Atletico Madrid players and fans living the dream
Captain Gabi describes these as the best days of their lives. Theirs and the club’s
Gabi leads the celebrations as a dejected Neymar makes his way off after Barcelona’s defeat to Atletico Madrid at the Vicente Calderon Stadium on Wednesday night.
Round and round the Vicente Calderon the song went, Atletico Madrid’s anthem bellowed out by 50,000 voices. “Porque siempre la aficion se estremece con pasion”, ran the line: because the fans always shake with passion. And they were shaking. “Atleti, Atleti, Atletico de Madrid!” The chant switched to “may the Calderon jump” and they jumped. Then as the players headed down the tunnel, it switched once more: “ Luis Aragones, Luis Aragones!”
A few minutes later, the players were back by popular demand, some half-undressed. No one had gone home. They did a lap of honour and as they passed the Barcelona supporters the clapping continued. The defeated knew this was a unique moment too.
Atletico’s captain, Gabi, had described these as the best days of their lives. Theirs and the club’s. “Apart from Villa, for all of us it is a unique feeling to have reached the semi-final,” Gabi said. Atletico had reached the last four of the European Cup for the first time in 40 years, back when Aragones played. He scored in the 1974 final against Bayern, becoming coach the year after the defeat in a replay.
“With these fans it’s impossible to lose,” said the midfielder Koke. “They played,” Gabi said. If so, that is yet another of Diego Simeone’s successes: the cracks at the Calderon were chasms when he took over, now the communion is complete. So, thanks to the suffering and the scale of their success, is the enjoyment.
For the players, too. Few represented that better than Adrian. The striker had not even been in the squad for five of Atletico’s six games. But the coach built him up and he was brilliant. “When Costa got injured there was no other player in my head than Adrian,” Simeone said. “I’m very happy for him.”
Atletico’s annual budget is €120m, compared with €580m up the road at the Bernabeu. They are not poor exactly, but their most expensive player is the €12m Filipe Luis, signed four years ago, before belts were properly tightened. This is not really a team of stars.

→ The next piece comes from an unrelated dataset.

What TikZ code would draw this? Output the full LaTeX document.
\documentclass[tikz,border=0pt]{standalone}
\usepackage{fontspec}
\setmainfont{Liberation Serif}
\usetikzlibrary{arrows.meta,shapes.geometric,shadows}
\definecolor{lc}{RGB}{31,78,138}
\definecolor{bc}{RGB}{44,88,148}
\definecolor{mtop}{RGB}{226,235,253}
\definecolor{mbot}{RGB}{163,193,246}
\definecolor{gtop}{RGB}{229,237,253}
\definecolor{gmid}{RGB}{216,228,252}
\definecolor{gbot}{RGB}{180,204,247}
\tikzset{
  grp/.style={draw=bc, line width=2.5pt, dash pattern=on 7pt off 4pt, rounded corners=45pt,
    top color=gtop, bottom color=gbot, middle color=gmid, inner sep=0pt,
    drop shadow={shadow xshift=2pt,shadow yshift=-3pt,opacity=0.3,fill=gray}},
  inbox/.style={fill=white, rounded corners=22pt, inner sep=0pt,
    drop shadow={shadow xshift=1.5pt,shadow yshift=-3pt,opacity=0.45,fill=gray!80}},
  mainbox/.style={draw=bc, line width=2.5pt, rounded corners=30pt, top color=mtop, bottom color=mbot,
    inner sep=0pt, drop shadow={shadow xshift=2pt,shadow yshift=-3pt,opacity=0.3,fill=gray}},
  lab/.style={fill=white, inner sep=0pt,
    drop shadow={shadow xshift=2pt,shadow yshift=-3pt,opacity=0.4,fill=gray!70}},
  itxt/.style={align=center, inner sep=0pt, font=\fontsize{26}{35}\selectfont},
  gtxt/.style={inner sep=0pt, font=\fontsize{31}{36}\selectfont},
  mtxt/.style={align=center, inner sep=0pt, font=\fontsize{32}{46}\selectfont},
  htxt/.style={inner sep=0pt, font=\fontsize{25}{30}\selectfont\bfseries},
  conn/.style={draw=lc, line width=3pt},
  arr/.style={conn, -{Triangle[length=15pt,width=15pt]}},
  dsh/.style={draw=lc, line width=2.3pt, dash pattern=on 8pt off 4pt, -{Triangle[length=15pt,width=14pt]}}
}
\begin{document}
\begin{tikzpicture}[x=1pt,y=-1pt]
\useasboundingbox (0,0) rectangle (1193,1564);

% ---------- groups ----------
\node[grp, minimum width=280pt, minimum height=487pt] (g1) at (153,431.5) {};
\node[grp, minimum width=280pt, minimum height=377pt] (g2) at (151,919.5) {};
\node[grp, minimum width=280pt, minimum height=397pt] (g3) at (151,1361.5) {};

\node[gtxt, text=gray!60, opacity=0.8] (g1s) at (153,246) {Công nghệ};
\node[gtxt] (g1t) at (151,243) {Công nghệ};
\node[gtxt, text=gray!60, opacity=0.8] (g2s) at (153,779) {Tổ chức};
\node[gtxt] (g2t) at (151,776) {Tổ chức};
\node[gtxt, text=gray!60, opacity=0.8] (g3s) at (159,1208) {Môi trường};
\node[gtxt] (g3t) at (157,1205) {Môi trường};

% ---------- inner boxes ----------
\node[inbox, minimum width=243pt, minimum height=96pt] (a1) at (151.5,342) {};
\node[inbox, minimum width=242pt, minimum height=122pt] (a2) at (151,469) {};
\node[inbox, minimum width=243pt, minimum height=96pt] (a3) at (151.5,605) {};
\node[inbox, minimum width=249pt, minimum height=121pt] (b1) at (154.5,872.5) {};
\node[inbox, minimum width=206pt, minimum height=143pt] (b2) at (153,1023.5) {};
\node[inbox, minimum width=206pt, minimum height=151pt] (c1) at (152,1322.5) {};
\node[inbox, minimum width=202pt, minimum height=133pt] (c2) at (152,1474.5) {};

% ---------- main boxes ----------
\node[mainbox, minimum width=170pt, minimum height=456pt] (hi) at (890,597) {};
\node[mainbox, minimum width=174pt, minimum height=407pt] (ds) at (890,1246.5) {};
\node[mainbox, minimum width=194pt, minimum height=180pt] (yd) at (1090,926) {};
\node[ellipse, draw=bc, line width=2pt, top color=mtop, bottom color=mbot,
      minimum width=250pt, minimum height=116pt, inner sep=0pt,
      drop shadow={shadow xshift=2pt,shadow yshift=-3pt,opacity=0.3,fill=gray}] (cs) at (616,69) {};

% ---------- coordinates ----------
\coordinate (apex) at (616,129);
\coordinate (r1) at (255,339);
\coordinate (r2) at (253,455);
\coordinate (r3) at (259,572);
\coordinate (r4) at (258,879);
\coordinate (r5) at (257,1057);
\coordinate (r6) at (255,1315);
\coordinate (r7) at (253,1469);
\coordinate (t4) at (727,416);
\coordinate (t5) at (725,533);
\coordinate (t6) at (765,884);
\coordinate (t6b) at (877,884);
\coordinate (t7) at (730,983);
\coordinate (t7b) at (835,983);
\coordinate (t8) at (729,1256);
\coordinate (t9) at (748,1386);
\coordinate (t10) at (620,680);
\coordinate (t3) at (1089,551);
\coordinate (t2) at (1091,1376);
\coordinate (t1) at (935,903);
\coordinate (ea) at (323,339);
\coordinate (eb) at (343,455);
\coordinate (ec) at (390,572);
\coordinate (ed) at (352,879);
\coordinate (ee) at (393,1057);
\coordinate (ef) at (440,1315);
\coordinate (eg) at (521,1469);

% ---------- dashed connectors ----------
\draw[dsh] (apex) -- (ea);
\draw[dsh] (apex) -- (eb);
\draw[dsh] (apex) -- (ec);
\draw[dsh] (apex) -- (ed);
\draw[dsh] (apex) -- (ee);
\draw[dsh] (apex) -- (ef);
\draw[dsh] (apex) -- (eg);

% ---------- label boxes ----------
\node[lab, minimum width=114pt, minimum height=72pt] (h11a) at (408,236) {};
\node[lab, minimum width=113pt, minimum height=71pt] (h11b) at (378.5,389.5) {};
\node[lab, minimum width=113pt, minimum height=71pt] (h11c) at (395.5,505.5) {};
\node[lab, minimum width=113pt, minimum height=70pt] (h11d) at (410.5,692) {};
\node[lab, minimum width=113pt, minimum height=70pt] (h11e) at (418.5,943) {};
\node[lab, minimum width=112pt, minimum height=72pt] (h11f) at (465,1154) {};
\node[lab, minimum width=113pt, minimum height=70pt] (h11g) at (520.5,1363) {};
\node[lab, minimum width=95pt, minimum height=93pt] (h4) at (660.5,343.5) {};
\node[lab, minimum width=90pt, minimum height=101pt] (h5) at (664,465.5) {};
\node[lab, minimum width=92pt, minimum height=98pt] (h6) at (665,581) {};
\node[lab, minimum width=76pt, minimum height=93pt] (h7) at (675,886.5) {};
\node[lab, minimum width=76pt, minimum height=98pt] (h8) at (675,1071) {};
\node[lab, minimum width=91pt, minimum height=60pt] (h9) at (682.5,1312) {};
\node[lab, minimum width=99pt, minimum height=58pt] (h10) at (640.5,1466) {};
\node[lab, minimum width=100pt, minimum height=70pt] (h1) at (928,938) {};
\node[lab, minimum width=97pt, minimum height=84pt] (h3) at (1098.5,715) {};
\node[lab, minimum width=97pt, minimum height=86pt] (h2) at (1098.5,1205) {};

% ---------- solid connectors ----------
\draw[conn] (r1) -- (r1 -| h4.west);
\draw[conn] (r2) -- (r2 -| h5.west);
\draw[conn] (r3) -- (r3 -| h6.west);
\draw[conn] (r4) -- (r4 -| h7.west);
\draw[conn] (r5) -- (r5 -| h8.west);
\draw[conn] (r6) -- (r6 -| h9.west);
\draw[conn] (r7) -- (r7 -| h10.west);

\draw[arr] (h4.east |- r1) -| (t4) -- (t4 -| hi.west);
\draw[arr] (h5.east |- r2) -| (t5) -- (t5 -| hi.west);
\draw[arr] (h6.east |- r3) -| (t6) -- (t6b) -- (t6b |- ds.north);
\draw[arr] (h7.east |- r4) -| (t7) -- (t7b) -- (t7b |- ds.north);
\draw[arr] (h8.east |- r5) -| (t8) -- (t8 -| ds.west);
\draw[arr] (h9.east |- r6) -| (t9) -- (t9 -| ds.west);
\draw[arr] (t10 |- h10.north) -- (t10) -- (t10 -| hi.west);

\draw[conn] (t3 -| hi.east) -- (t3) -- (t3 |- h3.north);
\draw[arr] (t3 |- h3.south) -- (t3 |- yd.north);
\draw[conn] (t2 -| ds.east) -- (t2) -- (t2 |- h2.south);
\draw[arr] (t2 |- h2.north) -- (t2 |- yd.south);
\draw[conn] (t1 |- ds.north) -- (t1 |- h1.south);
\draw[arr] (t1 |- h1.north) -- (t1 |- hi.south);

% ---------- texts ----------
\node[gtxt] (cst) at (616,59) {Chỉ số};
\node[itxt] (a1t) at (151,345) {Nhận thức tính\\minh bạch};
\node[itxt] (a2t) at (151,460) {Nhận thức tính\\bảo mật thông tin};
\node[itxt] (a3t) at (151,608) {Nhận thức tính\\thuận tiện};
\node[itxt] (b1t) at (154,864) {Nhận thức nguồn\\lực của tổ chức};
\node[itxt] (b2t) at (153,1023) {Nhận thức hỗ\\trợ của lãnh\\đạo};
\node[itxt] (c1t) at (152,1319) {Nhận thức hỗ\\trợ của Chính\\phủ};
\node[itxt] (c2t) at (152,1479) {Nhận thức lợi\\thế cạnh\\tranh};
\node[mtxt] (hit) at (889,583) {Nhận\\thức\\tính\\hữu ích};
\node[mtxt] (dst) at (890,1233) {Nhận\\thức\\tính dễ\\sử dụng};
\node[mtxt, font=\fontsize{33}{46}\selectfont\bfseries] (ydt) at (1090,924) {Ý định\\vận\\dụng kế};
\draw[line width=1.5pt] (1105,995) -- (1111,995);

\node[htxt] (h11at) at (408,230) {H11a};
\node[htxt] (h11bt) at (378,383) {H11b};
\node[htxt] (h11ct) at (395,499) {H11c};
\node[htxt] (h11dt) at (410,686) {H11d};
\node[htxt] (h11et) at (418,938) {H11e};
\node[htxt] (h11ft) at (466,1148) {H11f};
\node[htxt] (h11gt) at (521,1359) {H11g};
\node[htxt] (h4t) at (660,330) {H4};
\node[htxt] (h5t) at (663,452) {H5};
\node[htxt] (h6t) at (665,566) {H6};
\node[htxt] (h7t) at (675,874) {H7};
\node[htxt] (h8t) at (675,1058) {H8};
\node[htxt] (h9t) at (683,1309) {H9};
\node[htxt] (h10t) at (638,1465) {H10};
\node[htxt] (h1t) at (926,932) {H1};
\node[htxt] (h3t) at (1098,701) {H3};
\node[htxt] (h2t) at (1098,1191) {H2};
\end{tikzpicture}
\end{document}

A free signing from Sao Paulo, Joao Miranda, now looks like an astonishing bit of business. Villa came for an initial fee of €2m; he was delighted to have the chance to restart a career that appeared to be stagnating at the Camp Nou.

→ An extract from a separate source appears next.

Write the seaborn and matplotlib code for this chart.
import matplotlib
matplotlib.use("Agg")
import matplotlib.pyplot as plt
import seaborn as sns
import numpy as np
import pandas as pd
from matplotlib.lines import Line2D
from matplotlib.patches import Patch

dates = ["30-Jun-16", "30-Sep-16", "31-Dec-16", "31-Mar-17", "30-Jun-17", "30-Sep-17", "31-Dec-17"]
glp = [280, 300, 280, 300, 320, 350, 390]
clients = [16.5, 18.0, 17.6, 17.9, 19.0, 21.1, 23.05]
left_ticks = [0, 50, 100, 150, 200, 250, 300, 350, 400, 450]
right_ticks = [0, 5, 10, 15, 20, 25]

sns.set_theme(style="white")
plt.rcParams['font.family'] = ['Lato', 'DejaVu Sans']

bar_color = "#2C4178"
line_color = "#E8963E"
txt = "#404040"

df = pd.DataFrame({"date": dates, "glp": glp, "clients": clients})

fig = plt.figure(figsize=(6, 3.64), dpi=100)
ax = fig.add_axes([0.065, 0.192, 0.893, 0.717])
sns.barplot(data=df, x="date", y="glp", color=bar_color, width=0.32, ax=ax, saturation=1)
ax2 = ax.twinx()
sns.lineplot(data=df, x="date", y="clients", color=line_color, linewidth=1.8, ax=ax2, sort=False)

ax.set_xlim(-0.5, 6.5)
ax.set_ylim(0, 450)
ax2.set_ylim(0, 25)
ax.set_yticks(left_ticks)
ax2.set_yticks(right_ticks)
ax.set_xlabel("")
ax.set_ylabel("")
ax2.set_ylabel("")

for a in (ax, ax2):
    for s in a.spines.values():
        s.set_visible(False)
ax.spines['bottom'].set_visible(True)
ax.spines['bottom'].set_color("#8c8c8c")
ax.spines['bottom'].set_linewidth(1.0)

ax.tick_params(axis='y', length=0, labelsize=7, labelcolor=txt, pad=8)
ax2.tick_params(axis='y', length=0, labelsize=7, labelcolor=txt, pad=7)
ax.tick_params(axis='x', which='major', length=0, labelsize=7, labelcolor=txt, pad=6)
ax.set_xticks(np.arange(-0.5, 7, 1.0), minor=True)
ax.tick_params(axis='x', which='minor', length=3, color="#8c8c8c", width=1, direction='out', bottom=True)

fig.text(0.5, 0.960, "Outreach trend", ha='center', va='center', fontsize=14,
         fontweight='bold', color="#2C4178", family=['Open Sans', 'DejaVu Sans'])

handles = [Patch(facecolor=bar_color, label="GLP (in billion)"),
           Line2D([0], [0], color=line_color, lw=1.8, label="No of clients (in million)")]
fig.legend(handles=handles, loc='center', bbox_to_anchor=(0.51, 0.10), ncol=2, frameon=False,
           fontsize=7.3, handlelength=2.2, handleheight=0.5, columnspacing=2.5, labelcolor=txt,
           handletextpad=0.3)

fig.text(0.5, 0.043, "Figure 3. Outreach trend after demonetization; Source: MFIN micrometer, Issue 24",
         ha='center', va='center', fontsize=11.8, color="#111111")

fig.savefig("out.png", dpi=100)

Diego Costa, remember, had the apparently impossible task of replacing last season’s top scorer, Radamel Falcao. This is the first season of his career when he went into the summer knowing where he would be playing; five times he had been loaned out.
His best scoring total was 10 but he has been La Liga’s outstanding player this season, scorer of 25 league goals, seven in five in the Champions League, fought over by two international teams: Spain and Brazil.
In the case of the goalkeeper Thibaut Courtois, his value has risen immediately. Atletico want to avoid Chelsea because, as their president, Enrique Cerezo, told Al Primer Toque radio show, there is a clause in his contract that means that Atletico would have to pay a penalty for him to play against the club that owns him. Reports suggested it was “prohibitive”, some placing the figure at €6m. It says much that it is probably worth paying.
Simeone was asked about Costa’s future and the interest from Stamford Bridge. “But surely he’s not going to find a club like this one?” his inquisitor said.
The Atletico manager smiled. “I like your question,” he replied. “We can envy other teams’ economic power but when it comes to competing we don’t envy anyone anywhere.”
“This is one of those days you remember for ever,” said Villa, winner of a European Cup with Barcelona when he scored in the final. “This is a club that has been through bad times, which means that success feels better here.”